**What the task asks**
Transcribe the material in full. Nothing should differ except that the pictures are left out.
════════════════
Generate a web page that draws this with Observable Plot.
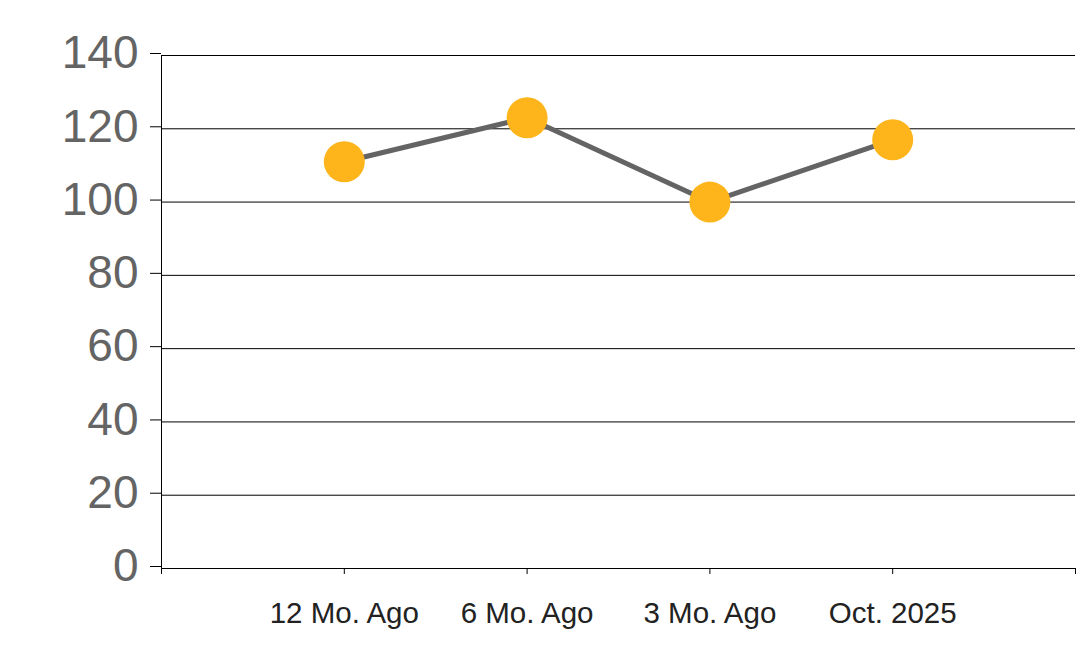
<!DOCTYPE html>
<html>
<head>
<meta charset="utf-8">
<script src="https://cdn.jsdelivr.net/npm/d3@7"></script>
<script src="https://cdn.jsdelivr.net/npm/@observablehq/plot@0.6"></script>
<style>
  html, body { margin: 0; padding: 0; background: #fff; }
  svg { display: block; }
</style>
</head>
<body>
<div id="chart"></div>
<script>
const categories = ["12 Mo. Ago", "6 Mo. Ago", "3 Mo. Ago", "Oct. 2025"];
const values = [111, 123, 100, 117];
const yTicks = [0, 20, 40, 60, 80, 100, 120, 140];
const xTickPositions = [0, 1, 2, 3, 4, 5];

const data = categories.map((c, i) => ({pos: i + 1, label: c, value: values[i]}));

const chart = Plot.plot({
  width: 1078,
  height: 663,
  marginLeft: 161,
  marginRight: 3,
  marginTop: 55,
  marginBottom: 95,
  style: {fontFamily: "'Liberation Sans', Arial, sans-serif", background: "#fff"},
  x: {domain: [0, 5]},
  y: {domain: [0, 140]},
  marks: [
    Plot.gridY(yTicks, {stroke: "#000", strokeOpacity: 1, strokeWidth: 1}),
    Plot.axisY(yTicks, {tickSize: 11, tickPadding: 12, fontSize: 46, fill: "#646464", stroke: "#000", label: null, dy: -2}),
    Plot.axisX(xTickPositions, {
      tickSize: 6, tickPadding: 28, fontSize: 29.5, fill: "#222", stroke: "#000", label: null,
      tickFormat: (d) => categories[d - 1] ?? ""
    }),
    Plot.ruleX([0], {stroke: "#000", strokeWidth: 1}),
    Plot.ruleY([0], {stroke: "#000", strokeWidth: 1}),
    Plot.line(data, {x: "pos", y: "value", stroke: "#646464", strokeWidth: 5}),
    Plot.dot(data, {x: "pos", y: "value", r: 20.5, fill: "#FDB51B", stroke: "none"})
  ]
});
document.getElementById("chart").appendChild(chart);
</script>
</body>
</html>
════════════════
**Task output**
Generate a web page that draws this with Observable Plot.
<!DOCTYPE html>
<html>
<head>
<meta charset="utf-8">
<script src="https://cdn.jsdelivr.net/npm/d3@7"></script>
<script src="https://cdn.jsdelivr.net/npm/@observablehq/plot@0.6"></script>
<style>
  html, body { margin: 0; padding: 0; background: #fff; }
  svg { display: block; }
</style>
</head>
<body>
<div id="chart"></div>
<script>
const categories = ["12 Mo. Ago", "6 Mo. Ago", "3 Mo. Ago", "Oct. 2025"];
const values = [111, 123, 100, 117];
const yTicks = [0, 20, 40, 60, 80, 100, 120, 140];
const xTickPositions = [0, 1, 2, 3, 4, 5];

const data = categories.map((c, i) => ({pos: i + 1, label: c, value: values[i]}));

const chart = Plot.plot({
  width: 1078,
  height: 663,
  marginLeft: 161,
  marginRight: 3,
  marginTop: 55,
  marginBottom: 95,
  style: {fontFamily: "'Liberation Sans', Arial, sans-serif", background: "#fff"},
  x: {domain: [0, 5]},
  y: {domain: [0, 140]},
  marks: [
    Plot.gridY(yTicks, {stroke: "#000", strokeOpacity: 1, strokeWidth: 1}),
    Plot.axisY(yTicks, {tickSize: 11, tickPadding: 12, fontSize: 46, fill: "#646464", stroke: "#000", label: null, dy: -2}),
    Plot.axisX(xTickPositions, {
      tickSize: 6, tickPadding: 28, fontSize: 29.5, fill: "#222", stroke: "#000", label: null,
      tickFormat: (d) => categories[d - 1] ?? ""
    }),
    Plot.ruleX([0], {stroke: "#000", strokeWidth: 1}),
    Plot.ruleY([0], {stroke: "#000", strokeWidth: 1}),
    Plot.line(data, {x: "pos", y: "value", stroke: "#646464", strokeWidth: 5}),
    Plot.dot(data, {x: "pos", y: "value", r: 20.5, fill: "#FDB51B", stroke: "none"})
  ]
});
document.getElementById("chart").appendChild(chart);
</script>
</body>
</html>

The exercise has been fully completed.